Charts and diagrams as code:
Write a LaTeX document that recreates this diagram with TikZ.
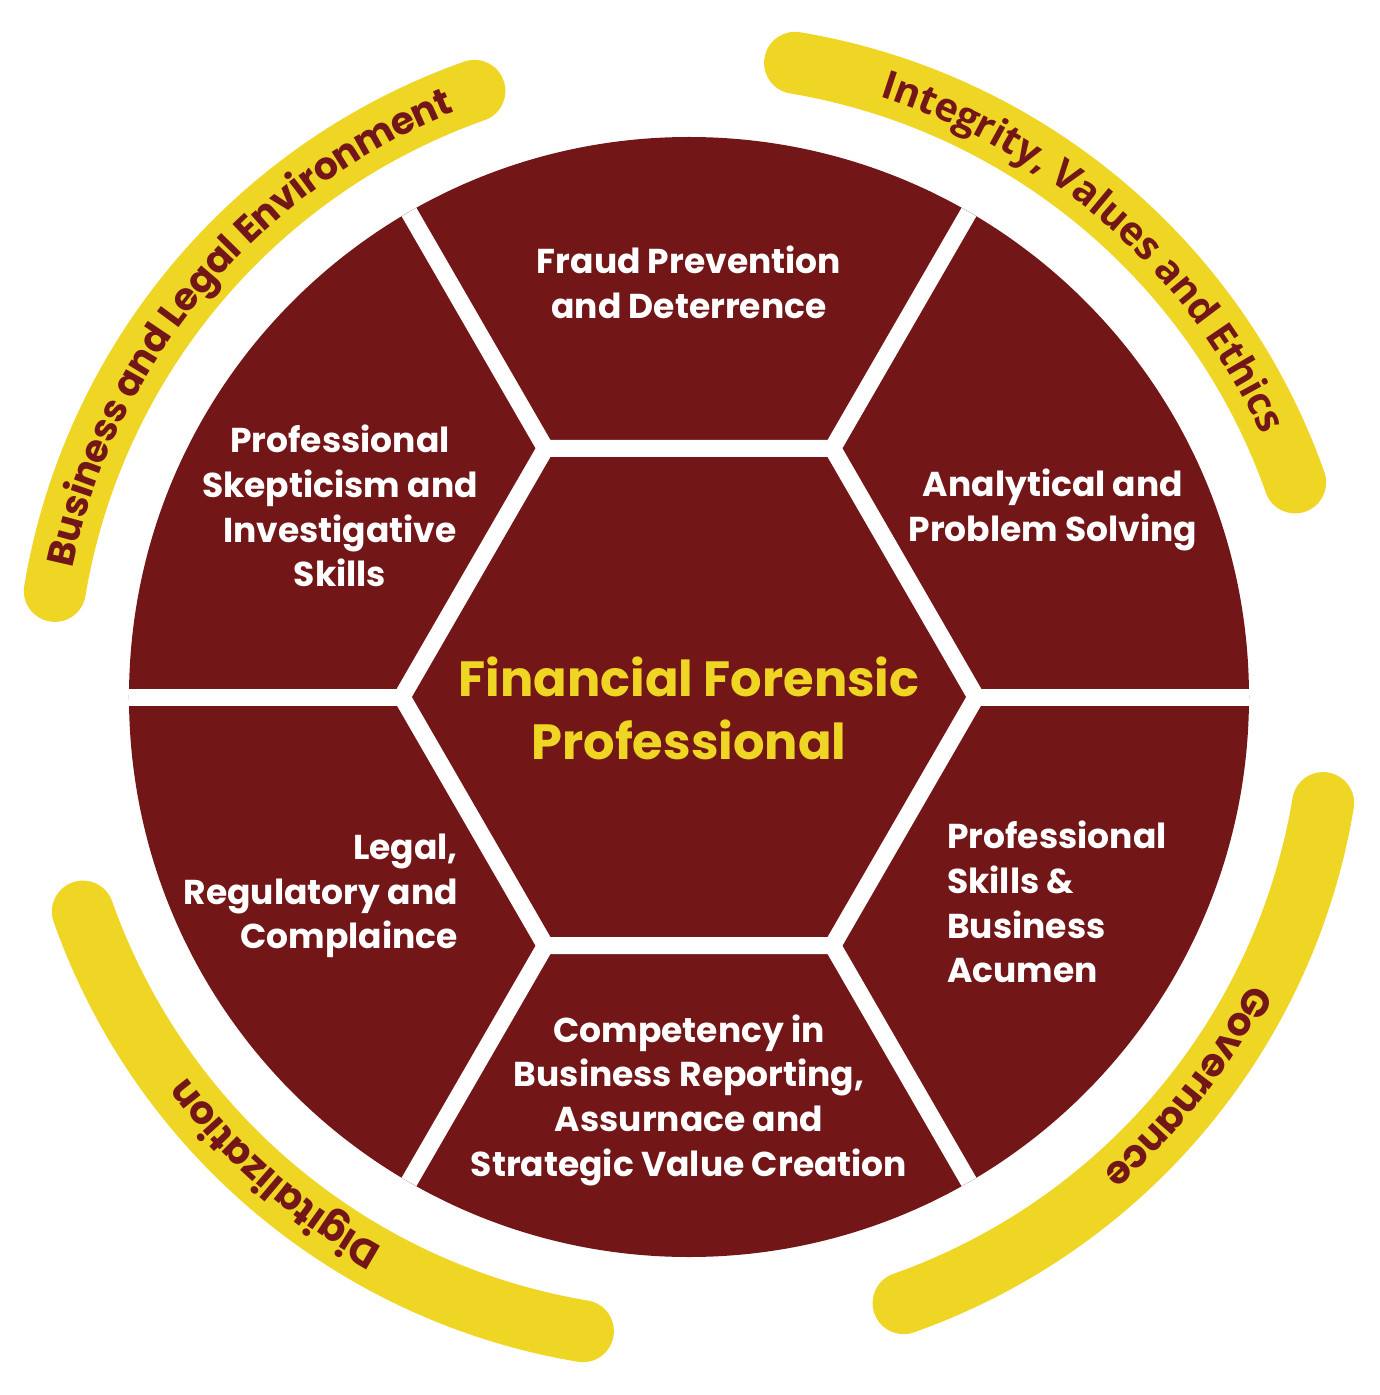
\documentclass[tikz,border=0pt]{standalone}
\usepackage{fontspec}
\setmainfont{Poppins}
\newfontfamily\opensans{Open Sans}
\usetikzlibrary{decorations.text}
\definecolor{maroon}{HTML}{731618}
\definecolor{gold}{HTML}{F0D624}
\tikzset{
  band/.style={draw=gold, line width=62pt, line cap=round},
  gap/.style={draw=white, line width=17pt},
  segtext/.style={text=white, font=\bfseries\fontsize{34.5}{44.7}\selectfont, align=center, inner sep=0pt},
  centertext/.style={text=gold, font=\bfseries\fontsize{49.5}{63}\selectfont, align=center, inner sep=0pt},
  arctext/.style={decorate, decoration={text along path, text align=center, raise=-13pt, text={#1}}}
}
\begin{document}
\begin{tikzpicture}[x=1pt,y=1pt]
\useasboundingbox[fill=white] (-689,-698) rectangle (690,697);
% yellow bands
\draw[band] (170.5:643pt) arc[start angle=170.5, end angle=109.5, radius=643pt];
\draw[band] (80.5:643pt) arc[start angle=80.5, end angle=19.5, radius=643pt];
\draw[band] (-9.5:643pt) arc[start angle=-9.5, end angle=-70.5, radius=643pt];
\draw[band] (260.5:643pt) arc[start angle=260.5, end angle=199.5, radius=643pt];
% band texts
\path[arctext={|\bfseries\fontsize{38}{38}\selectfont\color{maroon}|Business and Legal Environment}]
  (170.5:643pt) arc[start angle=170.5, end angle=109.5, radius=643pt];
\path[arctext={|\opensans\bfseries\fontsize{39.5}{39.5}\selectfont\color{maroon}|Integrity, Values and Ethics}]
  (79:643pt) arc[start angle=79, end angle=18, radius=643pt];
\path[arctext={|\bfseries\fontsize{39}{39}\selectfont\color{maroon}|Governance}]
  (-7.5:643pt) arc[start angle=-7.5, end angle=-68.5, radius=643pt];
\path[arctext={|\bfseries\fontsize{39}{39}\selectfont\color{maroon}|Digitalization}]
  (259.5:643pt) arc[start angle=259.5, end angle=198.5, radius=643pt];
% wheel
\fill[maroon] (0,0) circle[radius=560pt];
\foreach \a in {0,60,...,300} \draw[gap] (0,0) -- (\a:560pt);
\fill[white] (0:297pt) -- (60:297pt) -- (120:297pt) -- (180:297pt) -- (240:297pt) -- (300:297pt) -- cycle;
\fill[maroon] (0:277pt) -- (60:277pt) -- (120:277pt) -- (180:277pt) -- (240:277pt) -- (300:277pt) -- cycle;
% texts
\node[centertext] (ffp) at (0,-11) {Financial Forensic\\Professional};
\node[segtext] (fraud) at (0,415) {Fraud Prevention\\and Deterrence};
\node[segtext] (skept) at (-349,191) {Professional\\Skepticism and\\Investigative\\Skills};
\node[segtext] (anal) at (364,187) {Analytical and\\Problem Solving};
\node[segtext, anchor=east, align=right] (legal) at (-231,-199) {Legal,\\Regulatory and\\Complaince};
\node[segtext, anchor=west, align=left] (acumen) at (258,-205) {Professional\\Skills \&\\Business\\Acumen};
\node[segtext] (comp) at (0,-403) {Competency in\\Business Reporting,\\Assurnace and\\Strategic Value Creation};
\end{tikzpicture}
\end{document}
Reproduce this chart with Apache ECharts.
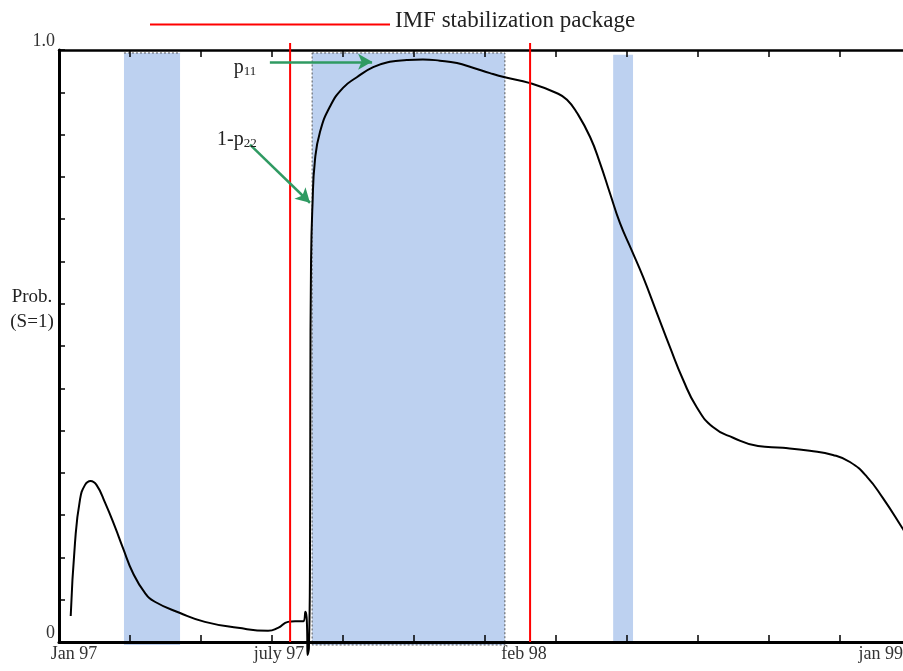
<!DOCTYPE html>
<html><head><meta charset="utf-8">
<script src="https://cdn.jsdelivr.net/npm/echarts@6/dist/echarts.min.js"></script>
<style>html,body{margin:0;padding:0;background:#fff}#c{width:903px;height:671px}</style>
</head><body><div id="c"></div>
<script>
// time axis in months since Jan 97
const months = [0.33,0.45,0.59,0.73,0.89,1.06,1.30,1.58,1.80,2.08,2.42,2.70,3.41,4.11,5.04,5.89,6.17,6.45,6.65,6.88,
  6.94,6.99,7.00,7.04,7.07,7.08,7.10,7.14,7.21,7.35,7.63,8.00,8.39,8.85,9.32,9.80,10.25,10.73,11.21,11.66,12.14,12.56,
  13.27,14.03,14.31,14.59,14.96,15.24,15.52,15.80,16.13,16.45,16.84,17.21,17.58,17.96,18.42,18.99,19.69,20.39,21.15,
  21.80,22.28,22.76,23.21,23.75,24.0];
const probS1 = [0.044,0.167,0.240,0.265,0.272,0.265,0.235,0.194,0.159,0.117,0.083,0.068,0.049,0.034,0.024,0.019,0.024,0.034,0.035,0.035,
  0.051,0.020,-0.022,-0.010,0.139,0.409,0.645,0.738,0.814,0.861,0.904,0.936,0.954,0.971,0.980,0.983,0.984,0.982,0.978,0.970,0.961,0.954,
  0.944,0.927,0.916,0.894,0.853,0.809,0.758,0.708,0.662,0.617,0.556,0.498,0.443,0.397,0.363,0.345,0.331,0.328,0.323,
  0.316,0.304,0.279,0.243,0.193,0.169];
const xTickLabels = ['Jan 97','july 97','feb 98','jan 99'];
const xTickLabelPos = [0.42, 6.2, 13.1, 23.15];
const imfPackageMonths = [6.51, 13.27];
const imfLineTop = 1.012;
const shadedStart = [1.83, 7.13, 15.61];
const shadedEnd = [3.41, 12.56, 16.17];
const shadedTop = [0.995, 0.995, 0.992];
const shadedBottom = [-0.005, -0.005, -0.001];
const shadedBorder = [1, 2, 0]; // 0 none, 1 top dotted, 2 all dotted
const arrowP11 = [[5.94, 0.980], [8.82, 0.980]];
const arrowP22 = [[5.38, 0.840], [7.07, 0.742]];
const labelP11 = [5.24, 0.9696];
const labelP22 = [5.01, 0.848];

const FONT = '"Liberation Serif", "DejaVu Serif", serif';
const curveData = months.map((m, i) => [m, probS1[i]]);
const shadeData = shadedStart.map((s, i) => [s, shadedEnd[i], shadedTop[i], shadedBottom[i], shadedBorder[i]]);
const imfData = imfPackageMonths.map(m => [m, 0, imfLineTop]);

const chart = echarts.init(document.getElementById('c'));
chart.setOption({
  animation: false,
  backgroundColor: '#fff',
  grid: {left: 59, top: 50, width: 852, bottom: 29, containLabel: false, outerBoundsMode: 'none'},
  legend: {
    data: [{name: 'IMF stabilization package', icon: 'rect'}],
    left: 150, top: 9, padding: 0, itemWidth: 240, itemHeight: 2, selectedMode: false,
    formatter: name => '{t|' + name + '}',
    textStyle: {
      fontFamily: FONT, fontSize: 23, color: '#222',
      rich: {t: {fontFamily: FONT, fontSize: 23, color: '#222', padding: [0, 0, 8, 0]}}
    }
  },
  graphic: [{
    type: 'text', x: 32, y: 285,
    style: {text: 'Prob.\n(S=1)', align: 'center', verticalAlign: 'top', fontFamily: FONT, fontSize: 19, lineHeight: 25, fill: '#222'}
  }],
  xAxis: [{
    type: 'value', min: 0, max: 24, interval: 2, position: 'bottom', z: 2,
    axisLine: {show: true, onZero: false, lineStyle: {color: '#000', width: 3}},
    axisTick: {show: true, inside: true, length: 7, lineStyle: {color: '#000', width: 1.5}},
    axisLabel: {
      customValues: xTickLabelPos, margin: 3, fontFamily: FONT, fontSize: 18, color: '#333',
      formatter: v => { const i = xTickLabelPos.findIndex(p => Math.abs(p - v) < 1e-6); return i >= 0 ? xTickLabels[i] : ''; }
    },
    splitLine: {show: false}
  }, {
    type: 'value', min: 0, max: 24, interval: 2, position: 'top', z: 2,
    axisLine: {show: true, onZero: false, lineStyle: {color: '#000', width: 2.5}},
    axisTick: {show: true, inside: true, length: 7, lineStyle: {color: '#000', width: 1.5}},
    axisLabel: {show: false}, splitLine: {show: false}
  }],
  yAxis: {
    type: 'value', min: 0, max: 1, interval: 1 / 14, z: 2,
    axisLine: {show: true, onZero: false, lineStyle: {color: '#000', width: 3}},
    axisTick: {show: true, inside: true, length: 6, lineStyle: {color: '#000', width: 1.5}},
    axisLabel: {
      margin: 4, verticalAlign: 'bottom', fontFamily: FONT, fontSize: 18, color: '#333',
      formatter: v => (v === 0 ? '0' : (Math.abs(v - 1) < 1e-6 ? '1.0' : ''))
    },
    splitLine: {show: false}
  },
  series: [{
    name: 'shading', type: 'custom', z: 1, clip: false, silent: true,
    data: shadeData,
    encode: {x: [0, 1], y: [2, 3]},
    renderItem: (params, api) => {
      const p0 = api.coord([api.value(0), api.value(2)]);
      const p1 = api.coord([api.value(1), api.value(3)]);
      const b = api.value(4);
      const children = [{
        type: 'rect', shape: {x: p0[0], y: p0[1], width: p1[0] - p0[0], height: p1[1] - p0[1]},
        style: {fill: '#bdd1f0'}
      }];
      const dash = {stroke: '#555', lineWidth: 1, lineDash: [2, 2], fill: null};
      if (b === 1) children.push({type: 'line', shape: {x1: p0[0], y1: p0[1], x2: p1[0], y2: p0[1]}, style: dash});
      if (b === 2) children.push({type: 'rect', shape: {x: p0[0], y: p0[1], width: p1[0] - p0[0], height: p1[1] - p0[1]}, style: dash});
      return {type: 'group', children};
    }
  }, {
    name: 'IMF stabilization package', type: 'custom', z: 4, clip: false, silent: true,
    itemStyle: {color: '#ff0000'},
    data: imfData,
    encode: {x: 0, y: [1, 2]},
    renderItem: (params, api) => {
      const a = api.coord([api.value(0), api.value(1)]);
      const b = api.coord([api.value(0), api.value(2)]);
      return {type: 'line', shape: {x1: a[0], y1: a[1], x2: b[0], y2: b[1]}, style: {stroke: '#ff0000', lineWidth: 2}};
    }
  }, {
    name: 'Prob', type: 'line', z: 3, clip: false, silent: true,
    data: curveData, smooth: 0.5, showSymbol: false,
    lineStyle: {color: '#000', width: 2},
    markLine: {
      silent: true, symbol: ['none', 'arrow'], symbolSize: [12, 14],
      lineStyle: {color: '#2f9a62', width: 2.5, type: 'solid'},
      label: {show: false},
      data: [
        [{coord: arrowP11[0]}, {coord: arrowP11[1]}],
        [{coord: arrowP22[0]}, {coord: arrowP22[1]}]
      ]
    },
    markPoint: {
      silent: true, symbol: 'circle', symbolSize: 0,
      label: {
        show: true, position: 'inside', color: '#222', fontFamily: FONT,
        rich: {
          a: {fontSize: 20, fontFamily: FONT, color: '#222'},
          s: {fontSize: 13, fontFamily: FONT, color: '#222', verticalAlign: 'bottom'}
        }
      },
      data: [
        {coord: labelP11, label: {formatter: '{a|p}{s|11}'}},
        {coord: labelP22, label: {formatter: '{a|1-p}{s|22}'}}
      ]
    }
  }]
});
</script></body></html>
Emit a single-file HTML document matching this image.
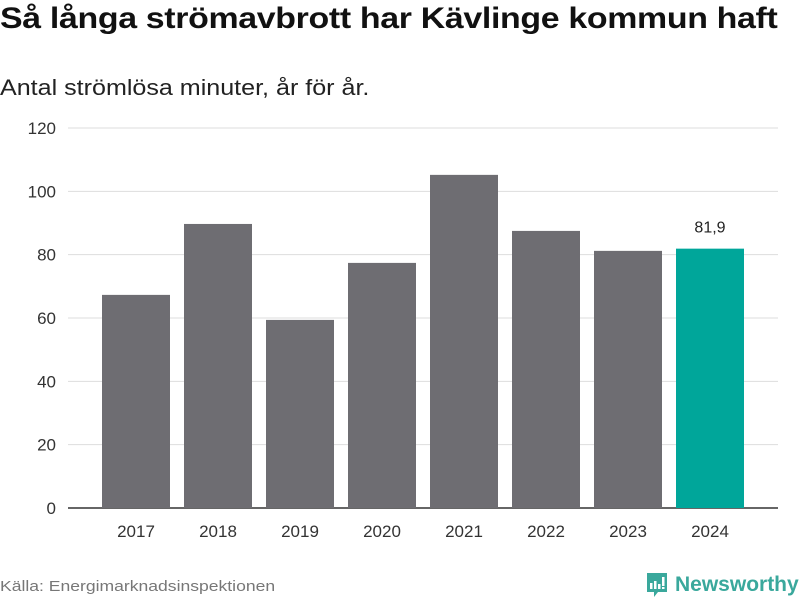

[YOUR INSTRUCTIONS]:
Please list every line of the records that contains "with".

[EXERCISE RESPONSE]:
Write a LaTeX document that recreates this diagram with TikZ.
Reproduce this chart with Apache ECharts.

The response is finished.